In a paper published in July 2019 in ACS Omega, one of the journals of the American Chemical Society, researchers of Stanford University claim to have made a battery that runs on electricity generated by harvesting blue energy from wastewater effluent from the Palo Alto Regional Water Quality Control Plant and seawater collected from Half Moon Bay. Their work clearly demonstrates that blue energy could make coastal wastewater treatment plants energy-independent and carbon neutral.
An advantage of blue energy technology is that it does not depend on external factors like wind or sun. Another advantage is that a commercial plant would be modest in size, but still produce a significant amount of energy. Moreover, compared with, for instance, wind and solar energy, implementing a blue energy power plant would have a smaller impact on landscape, and it requires less land usage. Besides, once fully developed and deployed, the technology would be able to generate energy continuously and would not emit greenhouse gases. Hence, it would ensure access to affordable, reliable, sustainable and clean energy for all.
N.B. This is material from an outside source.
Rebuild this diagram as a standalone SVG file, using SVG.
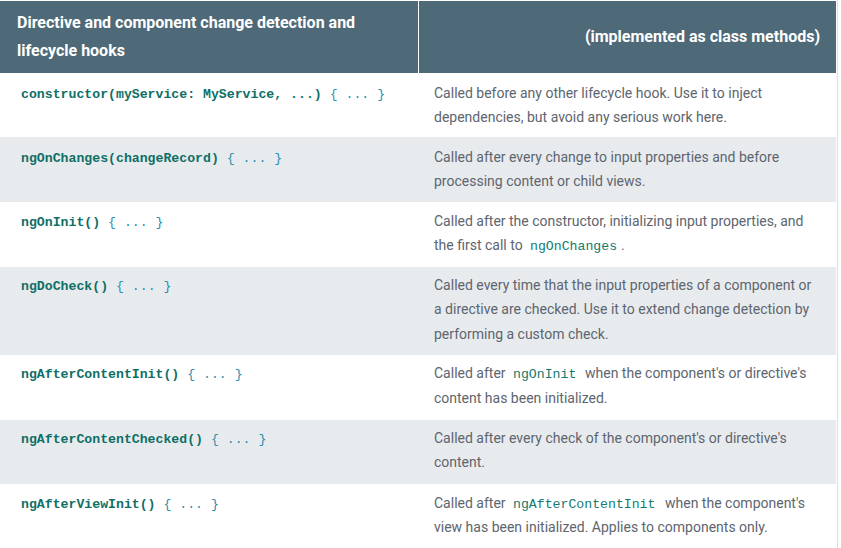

There are some drawbacks of blue energy though. Power plants exploiting blue energy may have an effect on the marine life, hydrological systems and water management rules of the region. The main drawback, however, is the cost. Compared to a conventional power plant using fossil fuels, the cost of construction of a blue energy power plant would be several times higher because artificial membrane is very difficult and expensive to make. Nevertheless, once built, the expectation is that blue energy would succeed in generating power at a much cheaper rate than solar and wind.
Finally, blue energy is potentially one of the best sustainable energy resources we have at our disposal. The raw material is free and inexhaustible. "Blue" could be the "green" of the future. And the blue-green combination can match the urgency of the climate change crisis.
Quamrul Haider is a professor of physics at Fordham University, New York.